Singing-wise, each and every one of the cast are accomplished performers, and more than able to handle Mozart’s score. For Felicia Teo Kaixin as Ami, her role demands a strong balance between masculinity and femininity, with plenty of high notes in her solos that Felicia hit effortlessly and smoothly. Opposite her as Elisa, Jassy Husk was undoubtedly our favourite performer of the night, showcasing her vocal prowess already in the second aria ‘Alla selva, al prato’ and maintaining that same level of confidence and gusto throughout the night. In particular, Jassy exudes a certain charm each time she steps onstage, be it in song or in acting, and shares a strong onstage chemistry with Felicia, making it easy to root for their relationship, particularly when their two voices come together complementarily in a duet in the second half of the performance. Meanwhile, Phoebe Chee and Jonathan Charles Tay are believable as lovers fearing the end of their relationship, while David Charles Tay does not simply rely on his makeup and white hair (He literally went full on and dyed it, talk about commitment); he exudes a determined strength in his physicality and voice that perfectly encapsulates his role as patriarch of the family.

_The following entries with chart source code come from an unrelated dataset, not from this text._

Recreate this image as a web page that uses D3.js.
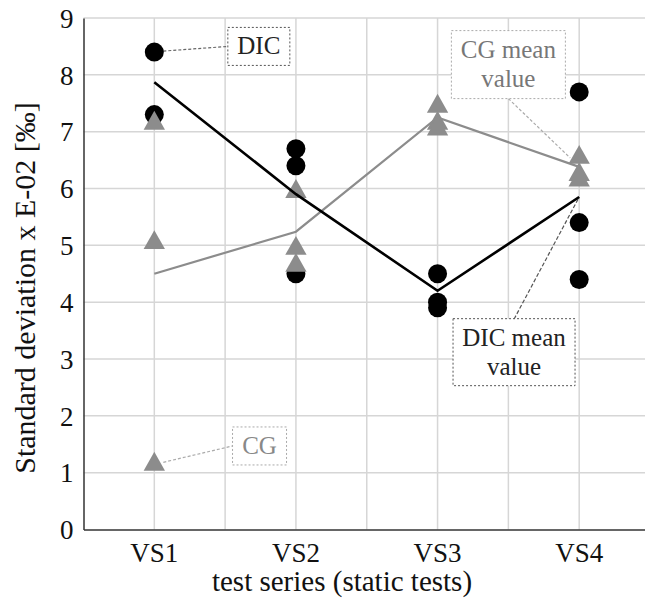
<!DOCTYPE html>
<html><head><meta charset="utf-8">
<script src="https://cdn.jsdelivr.net/npm/d3@7"></script>
<style>body{margin:0;background:#fff}svg{display:block}</style>
</head><body><svg id="c" width="645" height="604"></svg>
<script>
const categories = ["VS1","VS2","VS3","VS4"];
const dicValues = [[8.4,7.3],[6.7,6.4,4.5],[4.5,4.0,3.9],[7.7,5.4,4.4]];
const cgValues = [[7.2,5.1,1.2],[6.0,5.0,4.7],[7.5,7.2,7.1],[6.6,6.3,6.2]];
const dicMean = [7.87,5.9,4.2,5.85];
const cgMean = [4.5,5.24,7.25,6.38];
const yTicks = [0,1,2,3,4,5,6,7,8,9];
const yTitle = "Standard deviation x E-02 [‰]";
const xTitle = "test series (static tests)";

const svg = d3.select("#c");
const L = 83.5, R = 650, T = 18, B = 529.5;
const font = "Liberation Serif";
const x = d3.scaleBand().domain(categories).range([L,R]);
const xi = d3.scaleLinear().domain([0,1]).range([x(categories[0])+x.bandwidth()/2, x(categories[1])+x.bandwidth()/2]);
const y = d3.scaleLinear().domain([0,9]).range([B,T]);

// grid
const g = svg.append("g");
const vLines = [];
categories.forEach(c=>{vLines.push(x(c)+x.bandwidth()/2); vLines.push(x(c)+x.bandwidth());});
g.selectAll("line.v").data(vLines).join("line").attr("x1",d=>d).attr("x2",d=>d).attr("y1",T).attr("y2",B)
 .attr("stroke","#d6d6d6").attr("stroke-width",1.5);
g.selectAll("line.h").data(yTicks.filter(d=>d>0)).join("line").attr("x1",L).attr("x2",R).attr("y1",d=>y(d)).attr("y2",d=>y(d))
 .attr("stroke","#d6d6d6").attr("stroke-width",1.5);

// axes
const ya = svg.append("g").attr("transform",`translate(${L},0)`).call(d3.axisLeft(y).tickValues(yTicks).tickSize(0).tickPadding(10));
ya.attr("font-family",font).attr("font-size",27);
ya.select(".domain").attr("stroke","#333").attr("stroke-width",1.5);
ya.selectAll("text").attr("font-family",font).attr("font-size",27).attr("fill","#111").attr("dy","0.34em");
const xa = svg.append("g").attr("transform",`translate(0,${B})`).call(d3.axisBottom(x).tickSize(0).tickPadding(0));
xa.attr("font-family",font).attr("font-size",27);
xa.select(".domain").attr("stroke","#333").attr("stroke-width",1.5);
xa.selectAll("text").attr("font-family",font).attr("font-size",27).attr("fill","#111").attr("dy",0).attr("y",32);

svg.append("text").attr("transform",`translate(35,${288}) rotate(-90)`).attr("text-anchor","middle")
 .attr("font-family",font).attr("font-size",30).attr("fill","#111").text(yTitle);
svg.append("text").attr("x",342).attr("y",591).attr("text-anchor","middle")
 .attr("font-family",font).attr("font-size",29).attr("fill","#111").text(xTitle);

// annotations
function box(ci, v, w, h, lines, color, dash, txtColor){
  const cx = xi(ci), cy = y(v);
  svg.append("rect").attr("x",cx-w/2).attr("y",cy-h/2).attr("width",w).attr("height",h)
   .attr("fill","#fff").attr("stroke",color).attr("stroke-width",1).attr("stroke-dasharray",dash);
  const lh = 29;
  lines.forEach((t,i)=>{
    svg.append("text").attr("x",cx).attr("y",cy+8-(lines.length-1)*lh/2+i*lh).attr("text-anchor","middle")
     .attr("font-family",font).attr("font-size",25).attr("fill",txtColor).text(t);
  });
}
function leader(x1,y1,x2,y2,color,dash){
  svg.append("line").attr("x1",x1).attr("y1",y1).attr("x2",x2).attr("y2",y2)
   .attr("stroke",color).attr("stroke-width",1.2).attr("stroke-dasharray",dash);
}
leader(xi(0)+9,y(8.4)-1,xi(0.738)-31,y(8.5),"#666","3,2");
leader(xi(0)+9,y(1.2)+1,xi(0.743)-27,y(1.47),"#aaa","3,2");
leader(xi(2.5),y(8.18)+34,xi(3)-9,y(6.38)-9,"#aaa","3,2");
leader(xi(2.54),y(3.12)-33,xi(3),y(5.85),"#555","4,2");
box(0.738,8.5,62,38,["DIC"],"#555","2,2","#222");
box(0.743,1.47,54,38,["CG"],"#aaa","2,2","#888");
box(2.5,8.18,114,68,["CG mean","value"],"#aaa","2,2","#777");
box(2.54,3.12,122,67,["DIC mean","value"],"#555","2,2","#222");

// markers
const dicPts = [], cgPts = [];
categories.forEach((c,i)=>{dicValues[i].forEach(v=>dicPts.push([i,v])); cgValues[i].forEach(v=>cgPts.push([i,v]));});
svg.selectAll("circle.d").data(dicPts).join("circle").attr("cx",d=>xi(d[0])).attr("cy",d=>y(d[1])).attr("r",9.5).attr("fill","#000");
const tri = {draw(ctx,size){const s=Math.sqrt(size); ctx.moveTo(0,-s*0.46); ctx.lineTo(s*0.52,s*0.46); ctx.lineTo(-s*0.52,s*0.46); ctx.closePath();}};
svg.selectAll("path.t").data(cgPts).join("path").attr("d",d3.symbol(tri,420))
 .attr("transform",d=>`translate(${xi(d[0])},${y(d[1])})`).attr("fill","#8c8c8c");

// mean lines
const line = d3.line().x((d,i)=>xi(i)).y(d=>y(d));
svg.append("path").attr("d",line(cgMean)).attr("fill","none").attr("stroke","#8c8c8c").attr("stroke-width",2.2);
svg.append("path").attr("d",line(dicMean)).attr("fill","none").attr("stroke","#000").attr("stroke-width",2.6);
</script></body></html>
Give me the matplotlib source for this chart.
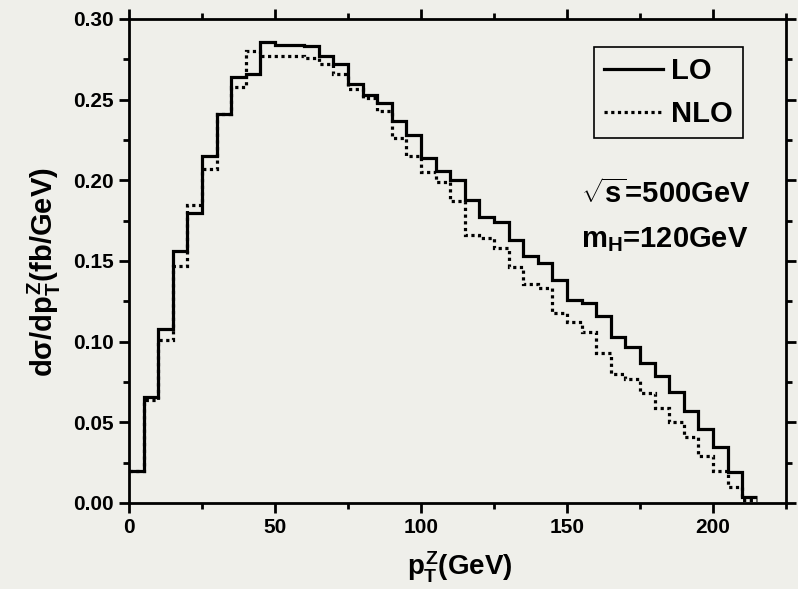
import numpy as np
import matplotlib
matplotlib.use("Agg")
import matplotlib.pyplot as plt
from matplotlib.lines import Line2D
from matplotlib.ticker import MultipleLocator

# bin edges in GeV (5 GeV bins) and the two distributions
edges = np.arange(0, 220, 5)
lo = [0.020, 0.066, 0.108, 0.156, 0.180, 0.215, 0.241, 0.264, 0.266, 0.286,
      0.284, 0.284, 0.283, 0.277, 0.272, 0.260, 0.253, 0.248, 0.237, 0.228,
      0.214, 0.206, 0.200, 0.188, 0.177, 0.174, 0.163, 0.153, 0.149, 0.138,
      0.126, 0.124, 0.116, 0.103, 0.097, 0.087, 0.079, 0.069, 0.057, 0.046,
      0.035, 0.019, 0.004]
nlo = [0.020, 0.064, 0.101, 0.147, 0.185, 0.207, 0.241, 0.258, 0.280, 0.277,
       0.277, 0.277, 0.276, 0.272, 0.266, 0.2565, 0.251, 0.243, 0.226, 0.215,
       0.205, 0.199, 0.187, 0.166, 0.164, 0.158, 0.146, 0.136, 0.133, 0.118,
       0.112, 0.106, 0.093, 0.080, 0.077, 0.068, 0.059, 0.050, 0.041, 0.029,
       0.020, 0.010, 0.002]

plt.rcParams['font.family'] = ['Liberation Sans', 'DejaVu Sans']
plt.rcParams['font.weight'] = 'bold'
plt.rcParams['mathtext.fontset'] = 'custom'
plt.rcParams['mathtext.rm'] = 'Liberation Sans:bold'
plt.rcParams['mathtext.it'] = 'Liberation Sans:bold'
plt.rcParams['mathtext.bf'] = 'Liberation Sans:bold'
plt.rcParams['mathtext.sf'] = 'Liberation Sans:bold'

bg = '#efefea'
fig = plt.figure(figsize=(7.98, 5.89), dpi=100, facecolor=bg)
ax = fig.add_axes([129 / 798, 1 - 503 / 589, 657 / 798, 484 / 589])
ax.set_facecolor(bg)

ax.stairs(lo, edges, color='black', lw=2.3, baseline=None)
ax.stairs(nlo, edges, color='black', lw=2.3, ls=(0, (1, 1.1)), baseline=None)

ax.set_xlim(0, 225)
ax.set_ylim(0, 0.30)
ax.xaxis.set_major_locator(MultipleLocator(50))
ax.xaxis.set_minor_locator(MultipleLocator(25))
ax.yaxis.set_major_locator(MultipleLocator(0.05))
ax.yaxis.set_minor_locator(MultipleLocator(0.025))
ax.yaxis.set_major_formatter(plt.FormatStrFormatter('%.2f'))

for s in ax.spines.values():
    s.set_linewidth(2.0)
ax.tick_params(which='both', direction='out', top=True, right=True, width=2.0)
ax.tick_params(which='major', length=7, labelsize=15, pad=4)
ax.tick_params(which='minor', length=4)
for lab in ax.get_xticklabels() + ax.get_yticklabels():
    lab.set_fontweight('bold')

fig.text(460 / 798, 1 - 567 / 589, r'$p_T^Z$(GeV)', fontsize=20,
         fontweight='bold', ha='center', va='center')
fig.text(44 / 798, 1 - 272 / 589, r'd$\sigma$/d$p_T^Z$(fb/GeV)', fontsize=21,
         fontweight='bold', ha='center', va='center', rotation=90)

handles = [Line2D([], [], color='black', lw=2.3),
           Line2D([], [], color='black', lw=2.3, ls=(0, (1, 1.1)))]
leg = ax.legend(handles, ['LO', 'NLO'], loc='upper right',
                bbox_to_anchor=(0.935, 0.942), fontsize=21, frameon=True,
                fancybox=False, edgecolor='black', facecolor=bg, framealpha=1,
                handlelength=2.0, handletextpad=0.3, borderpad=0.35,
                labelspacing=0.5, borderaxespad=0)
leg.get_frame().set_linewidth(1.2)
for t in leg.get_texts():
    t.set_fontweight('bold')

ax.text(0.688, 0.638, r'$\sqrt{s}$=500GeV', transform=ax.transAxes,
        fontsize=21, fontweight='bold', ha='left', va='center')
ax.text(0.688, 0.545, r'm$_H$=120GeV', transform=ax.transAxes,
        fontsize=21, fontweight='bold', ha='left', va='center')

fig.savefig('out.png', dpi=100, facecolor=bg)
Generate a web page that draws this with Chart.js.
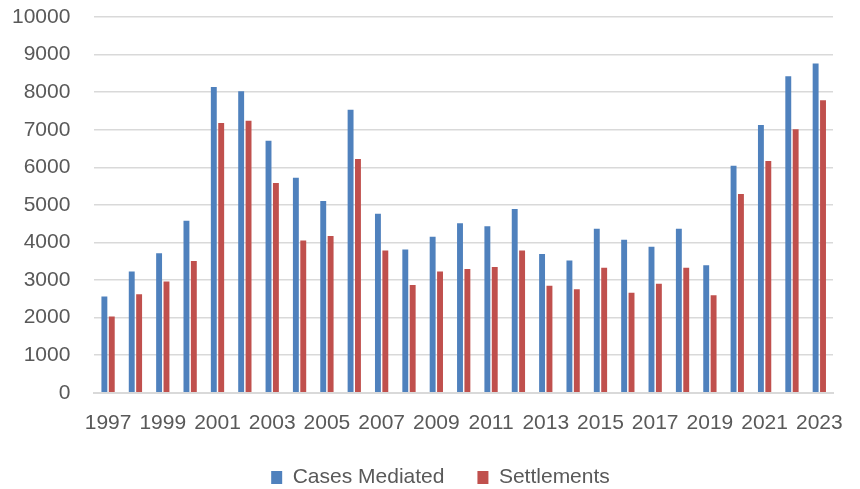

Though its storyline may be simple, at its core, Love and Duty is a fundamentally relevant tale of intergenerational conflict, pitting the obligatory duties from parental figures against the desires of the individual, familiar to just about anyone who’s faced those kinds of pressures growing up. With Love and Duty, The Opera People have created a platform that shows how opera can be accessible, fun and innovative, and slowly but surely, grow the opera-going audience in Singapore.